Uğur Tanyeli
"Dünya tarihinde ilk kez mimarlık aracılığıyla itiraz eden bir toplumsal hareket görüyorum. Bunu dikkatlice yorumlamakta yarar var; eğer dayatmalarınızı mimarlık, kent planlama aracılığıyla yapıyorsanız, itirazlar, isyanlar da mimarlık, kent planlama aracılığıyla olur. Bence böyle birşey beklemekten daha olağan bir durum yok. Ben hep derslerime 'fiziksellik olarak görünmesine karşılık, kentin bir toplumsallıktan başka birşey olmadığına' vurgu yaparak başlardım. Şimdi burada fizikselliğin nasıl toplumsallık için ikincil olduğunu görme fırsatı buluyoruz ve kavgalarımızı da mekanda, mekan aracılığıyla, mekanın araçlarıyla veriyoruz. Hükümet bunu ne kadar amaçladı, öngörebildi mi hiçbir fikrim yok; ama neredeyse teşekkür edeceğim geliyor, çünkü bunu başarabilmek Türkiye'de nasip oldu. Bu kışlanın yeniden yapılması tartışılmayacak kadar saçma bir mesele olduğu için, bu tuzağa düşerek 'yapılsın mı, yapılmasın mı' diye tartışmayı doğrusu anlamlı bile bulmuyorum. Bundan 70 yıl önce şu veya bu sebeple ortadan kaldırılmış bir binayı, ondan daha önemli olduğu üzerinde çoğu mimarın, mimarlık tarihçisinin, toplumun çeşitli üyelerinin uzlaşabileceği bir park alanının ortadan kaldırmak suretiyle yeniden yapacağım demenin, hiçbir mantıkla açıklanabilir olduğu kanısında değilim.

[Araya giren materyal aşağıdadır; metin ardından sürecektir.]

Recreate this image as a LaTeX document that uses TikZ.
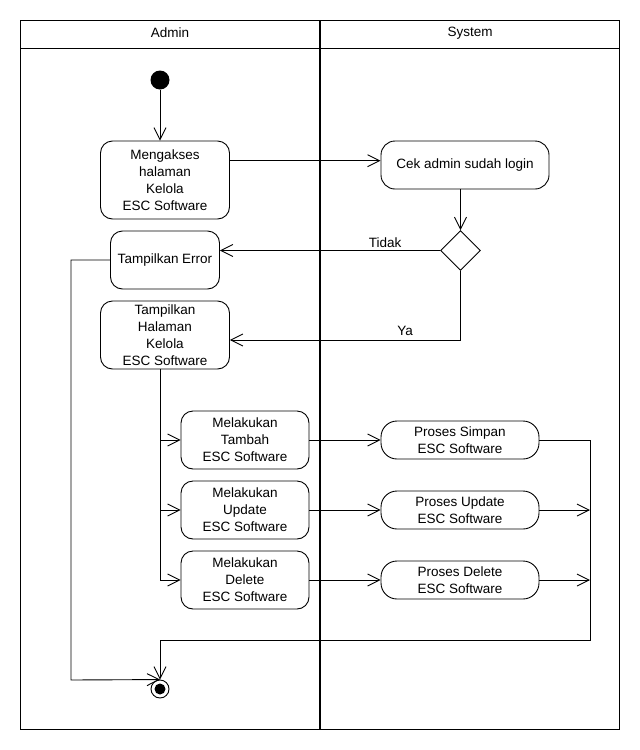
\documentclass[tikz,border=0pt]{standalone}
\usepackage{fontspec}
\setmainfont{Liberation Sans}
\usetikzlibrary{arrows.meta,shapes.geometric,calc}
\begin{document}
\begin{tikzpicture}[x=1pt,y=-1pt,
  line width=0.9pt,
  every node/.style={font=\fontsize{13.5}{17}\selectfont},
  action/.style={draw, rounded corners=12pt, align=center, inner sep=0pt},
  proc/.style={draw, rounded corners=16pt, align=center, inner sep=0pt,
    minimum width=158pt, minimum height=38pt},
  decision/.style={draw, diamond, inner sep=0pt, minimum width=40pt, minimum height=40pt},
  initial/.style={circle, fill=black, inner sep=0pt, minimum size=19pt},
  final/.style={circle, draw, inner sep=0pt, minimum size=18pt,
    path picture={\fill (path picture bounding box.center) circle (5.5pt);}},
  arr/.style={-{Straight Barb[length=12pt,width=12pt,line width=0.9pt]}},
  lbl/.style={inner sep=0pt}]
\useasboundingbox (0,0) rectangle (640,750);

% swimlanes
\draw (20,20) rectangle (619.5,729);
\draw (20,48) -- (619.5,48);
\draw[line width=2.4pt] (320,20) -- (320,729);
\node[lbl] (laneA) at (170,33) {Admin};
\node[lbl] (laneS) at (470,33) {System};

% nodes
\node[initial] (start) at (160,80) {};
\node[action, minimum width=129pt, minimum height=78pt] (meng) at (165,180)
  {Mengakses\\halaman\\Kelola\\ESC Software};
\node[action, rounded corners=14pt, minimum width=168pt, minimum height=48pt] (cek) at (465,165)
  {Cek admin sudah login};
\node[decision] (dec) at (460.5,250.5) {};
\node[action, minimum width=109pt, minimum height=58pt] (err) at (165,260)
  {Tampilkan Error};
\node[action, minimum width=129pt, minimum height=68pt] (hal) at (165,335)
  {Tampilkan\\Halaman\\Kelola\\ESC Software};
\node[action, minimum width=128pt, minimum height=58pt] (tam) at (245,440)
  {Melakukan\\Tambah\\ESC Software};
\node[action, minimum width=128pt, minimum height=58pt] (upd) at (245,510)
  {Melakukan\\Update\\ESC Software};
\node[action, minimum width=128pt, minimum height=58pt] (del) at (245,580)
  {Melakukan\\Delete\\ESC Software};
\node[proc] (ps) at (460,440) {Proses Simpan\\ESC Software};
\node[proc] (pu) at (460,510) {Proses Update\\ESC Software};
\node[proc] (pd) at (460,580) {Proses Delete\\ESC Software};
\node[final] (end) at (160,689) {};

% bend points
\coordinate (cekin) at ([yshift=4.3pt]cek.west);
\coordinate (halin) at ([yshift=-5pt]hal.east);
\coordinate (lx) at (71,680);
\coordinate (rj) at (590,640);

% connectors
\draw[arr] (start) -- (meng.north -| start);
\draw[arr] (meng.east |- cekin) -- (cekin);
\draw[arr] (dec.north |- cek.south) -- (dec.north);
\draw[arr] (dec.west) -- (dec.west -| err.east)
  node[lbl, pos=0.25, yshift=8pt] {Tidak};
\draw[arr] (dec.south) |- (halin)
  node[lbl, pos=0.62, yshift=9pt] {Ya};
\draw[arr] (err.west) -| (lx) -- (end.north);
\draw[arr] (start |- hal.south) |- (tam.west);
\draw[arr] (start |- hal.south) |- (upd.west);
\draw[arr] (start |- hal.south) |- (del.west);
\draw[arr] (tam.east) -- (ps.west);
\draw[arr] (upd.east) -- (pu.west);
\draw[arr] (del.east) -- (pd.west);
\draw[arr] (ps.east) -| (rj) -| (end.north);
\draw[arr] (pu.east) -- (pu.east -| rj);
\draw[arr] (pd.east) -- (pd.east -| rj);
\end{tikzpicture}
\end{document}
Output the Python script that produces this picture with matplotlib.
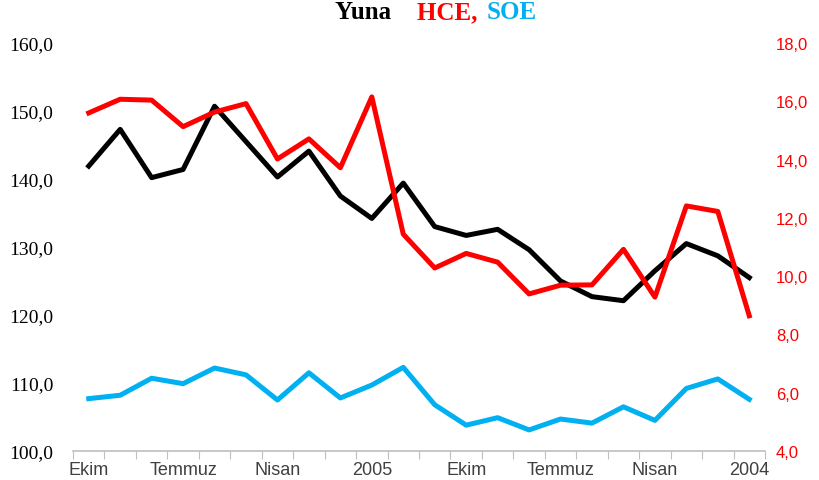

Başka bir açıdan da itirazda bulunmak istiyorum; bunun ideolojik bir eylem olduğunu söylemek, burada yapılan işe bir iltifattır. İdeolojinin içinde 'idea' diye bir sözcük var, Yunancada 'fikir'den kaynaklanır; burada fikrin ancak 'z'sini bulabilirsiniz. İdeolojik olsaydı, oryantalist bir kışlayı yeniden yapmak için hevesli İslamcı bir iktidar görmezdik. Benim bildiğim kadarıyla muhafazakarlar ve islami eğilimleri güçlü olan gruplar, oryantalizmden nefret ederler. Kışla projesinde, batılı gözle doğuyu görmek olarak nitelendirilecek bir bakış açısının ürünüyle karşıkarşıyayız. Buna niye bu kadar hevesle yandaş olunduğunu, ısrarla inşaa edilmek istendiğini, anlamaktan acizim.
Burada tartışmaya açık başka bir probleme de işaret etmeden de geçmek istemiyorum; karar verme süreçlerinin bu kadar antidemokratik hale geldiği bir yerde, mimarlık başka bir nedenle de kavga konusu olur. Şöyle bir projelendirme süreci yeryüzünde başka bir yerde duyan bilen varsa lütfen bana açıklasın: Önce 'kışlayı yeniden yapmak istiyoruz', sonra 'AVM de olur, rezidans ta olabilir, şehir müzesi de olabilir'... Önce ne yapmak istediğinize karar verirsiniz. Burada mekan aracılığıyla bir dayatma etkinliğinden başka hiçbir açıklamasını bulamadığım bir durum söz konusu."
Tarih Vakfı'nın Taksim, Avrupa Pasajı'ndaki merkezinde düzenlenen 7 Haziran 2013 tarihli basın toplantısında yaptığı konuşmadan.